I had a date last night. At least I think it was a date.
Actually, I think it was supposed to be a date.
If it was a date, it would be date 3 with the young lady in question. She seems good people. A live wire for sure. I find her very attractive. Her skin tone is almost the exact same as mine, which I think is a perfect skin tone...mad sexy if I may say. She plays with her hair a lot. Which I find oddly cute. Not playing with it like pulling on it, but like she'll put it down. And 5 mins later she'll put it up, and then it's back down, and then she'll run her fingers through it to get it out of her face. It's more of an ongoing battle rather than playtime, but damn it's mad sexy in that she has this beautiful black hair that frames her face perfectly.
So when she invited me out to trivia night with her friends, I thought perhaps this was an opportunity for her to see me interact with her clique. She has a small, tight group of friends, which is cool. I have no issues socializing with people. I tend to be able to get along with anyone.

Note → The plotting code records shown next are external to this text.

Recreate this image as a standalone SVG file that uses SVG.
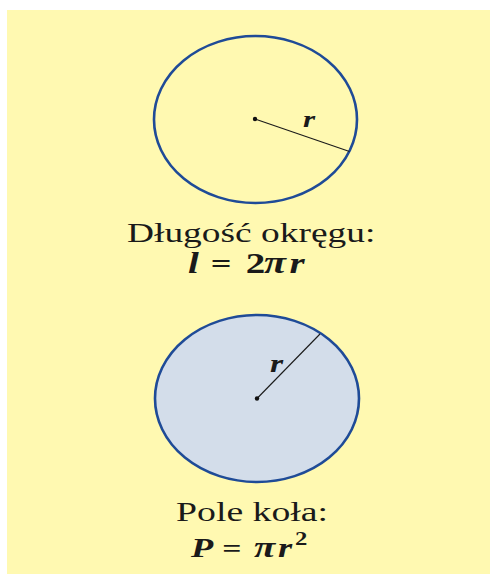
<svg xmlns="http://www.w3.org/2000/svg" width="490" height="574" viewBox="0 0 490 574">
<style>
.ring{stroke:#1F4B97;stroke-width:2.6}
.rad{stroke:#1a1a1a;stroke-width:1.1}
.dot{fill:#111}
.body{font-family:"Liberation Serif","Times New Roman",serif;fill:#1a1a1a}
.math{font-family:"Liberation Serif","Times New Roman",serif;font-weight:bold;font-style:italic;fill:#1a1a1a}
</style>
<rect x="0" y="0" width="490" height="574" fill="#ffffff"/>
<rect x="7" y="10" width="483" height="564" fill="#FFF9B1"/>
<g id="circle-top">
<ellipse class="ring" cx="255.5" cy="119.5" rx="101.5" ry="83.5" fill="none"/>
<line class="rad" x1="255" y1="119" x2="349.5" y2="151.5"/>
<circle class="dot" cx="255" cy="119" r="2.2"/>
<text class="math" font-size="24" transform="translate(303,127) scale(1.3,1)">r</text>
</g>
<g id="label-top">
<text class="body" font-size="28" transform="translate(127,242) scale(1.3,1)" textLength="191" lengthAdjust="spacingAndGlyphs">Długość okręgu:</text>
<text class="math" font-size="30" transform="translate(188,273) scale(1.3,1)"><tspan x="0">l</tspan><tspan x="17.5" font-style="normal" font-size="28">=</tspan><tspan x="44.5" font-style="normal">2</tspan><tspan x="58.5" font-size="31">π</tspan><tspan x="78">r</tspan></text>
</g>
<g id="circle-bottom">
<ellipse class="ring" cx="257" cy="398.5" rx="102" ry="83.5" fill="#D3DDEA"/>
<line class="rad" x1="257" y1="398.5" x2="320" y2="334"/>
<circle class="dot" cx="257" cy="398.5" r="2.2"/>
<text class="math" font-size="26" transform="translate(270,372) scale(1.3,1)">r</text>
</g>
<g id="label-bottom">
<text class="body" font-size="28" transform="translate(176,521) scale(1.3,1)" textLength="117" lengthAdjust="spacingAndGlyphs">Pole koła:</text>
<text class="math" font-size="28" transform="translate(191,557) scale(1.3,1)"><tspan x="0">P</tspan><tspan x="24" font-style="normal" font-size="26">=</tspan><tspan x="48.5" font-size="30">π</tspan><tspan x="67">r</tspan><tspan x="80" dy="-12" font-size="19" font-style="normal">2</tspan></text>
</g>
</svg>
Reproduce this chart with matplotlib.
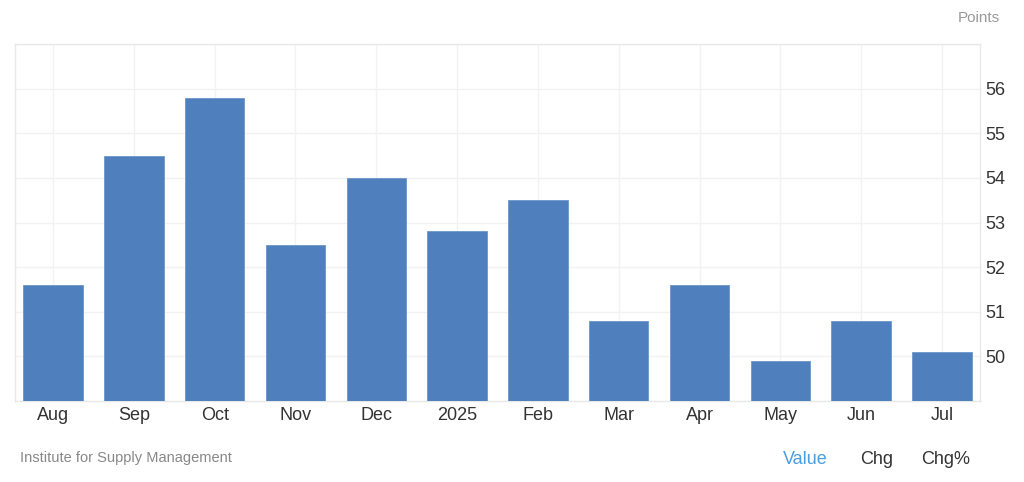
import matplotlib.pyplot as plt

plt.rcParams['font.family'] = ['Liberation Sans', 'DejaVu Sans']

months = ['Aug', 'Sep', 'Oct', 'Nov', 'Dec', '2025', 'Feb', 'Mar', 'Apr', 'May', 'Jun', 'Jul']
values = [51.6, 54.5, 55.8, 52.5, 54.0, 52.8, 53.5, 50.8, 51.6, 49.9, 50.8, 50.1]
y_ticks = [50, 51, 52, 53, 54, 55, 56]

fig = plt.figure(figsize=(10.24, 4.82), dpi=100)
ax = fig.add_axes([15 / 1024, 81 / 482, 965 / 1024, 357 / 482])

x = list(range(len(months)))
ax.bar(x, values, width=0.735, color='#4f80bd', edgecolor='#6b96c9', linewidth=0.6, zorder=3)

ax.set_xlim(-0.47, 11.47)
ax.set_ylim(49, 57)
ax.set_xticks(x)
ax.set_xticklabels(months)
ax.set_yticks(y_ticks)
ax.yaxis.tick_right()
ax.tick_params(axis='both', length=0, labelsize=13, colors='#333333')
ax.tick_params(axis='y', pad=4)
ax.tick_params(axis='x', pad=4)

ax.grid(True, color='#f2f2f2', linewidth=1, zorder=0)
for s in ax.spines.values():
    s.set_color('#e8e8e8')
    s.set_linewidth(1)
# top gridline at 57
ax.axhline(57, color='#f2f2f2', linewidth=1, zorder=0)

fig.text(1000 / 1024, 1 - 18 / 482, 'Points', ha='right', va='center', fontsize=11, color='#999999')
fig.text(20 / 1024, 1 - 458 / 482, 'Institute for Supply Management', ha='left', va='center',
         fontsize=10.5, color='#888888')
fig.text(783 / 1024, 1 - 459 / 482, 'Value', ha='left', va='center', fontsize=13, color='#4a9ee0')
fig.text(860 / 1024, 1 - 459 / 482, 'Chg', ha='left', va='center', fontsize=13, color='#333333')
fig.text(921 / 1024, 1 - 459 / 482, 'Chg%', ha='left', va='center', fontsize=13, color='#333333')

fig.savefig('out.png', dpi=100)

Well, it didn't feel like a date. It was at a cute little bar in the South Loop. I will say that I liked the bar, Half Sour, and I am not one to be often found in the South Loop. There isn't much to be found there in the evening has been my experience, and it has a constant air of shadiness, like you never know what may kick off at any given moment. In fact, the scuffle I inserted myself into a few weeks back was in the South Loop. Yet, I digress.
So, while I try to keep it to a minimum, in some situations, I can be an over thinker. When I arrived at the bar, I found my seat was not next to the young lady, which ultimately was fine, I'm beyond needing a safety blanket of any kind in social settings, but it just struck me as odd.
The group was fun, and charming. I will admit that I like people who are willing to put everything on the table. I was thrilled to find most of the group had went to the most recent Hump Fest tour stop when it was in Chicago.
I enjoy people who are free; with their thoughts, feelings, fears, opinions. It's a rare occasion when meeting someone the conversation ranges from living in foreign countries, to work, to analingus, to marriage, music, and back to traveling. I tend to be mad inappropriate in my off-clock hours, so it's always pleasant to be in company where I can hear and feel my thoughts being mirrored in others.
After the date, I walked the young lady to her train. She's debating on relocating to another Chicago neighborhood. I'm feverishly apartment ( now suddenly condo) hunting, and we talked good locations and reasonable prices. We parted with a hug.
As I strolled down State Street, heading to Congress, the song "Peach Scone" came up. I've been listening to Hobo Johnson nonstop over the past week. Definitely check him and his band The Lovemakers out.
Peach Scone is a lovely little diddy, about being caught between love and loneliness. Now no, I am not in love with anyone. However, I do find myself wondering if I love the thought of being in a relationship, or is it just I love thought of not being so alone. It's tough, and I don't know.
I love the thought of being with you, or maybe it's the thought of not being so alone." ~ Hobo Johnson
Casual dating is not my bag, but I've been doing it as of late. The emotional scarring has been at a medium, and ultimately, that's the most I feel like I can hope for at this juncture.
I think ultimately, I feel crummy because I feel myself becoming something I never thought I'd be; jaded.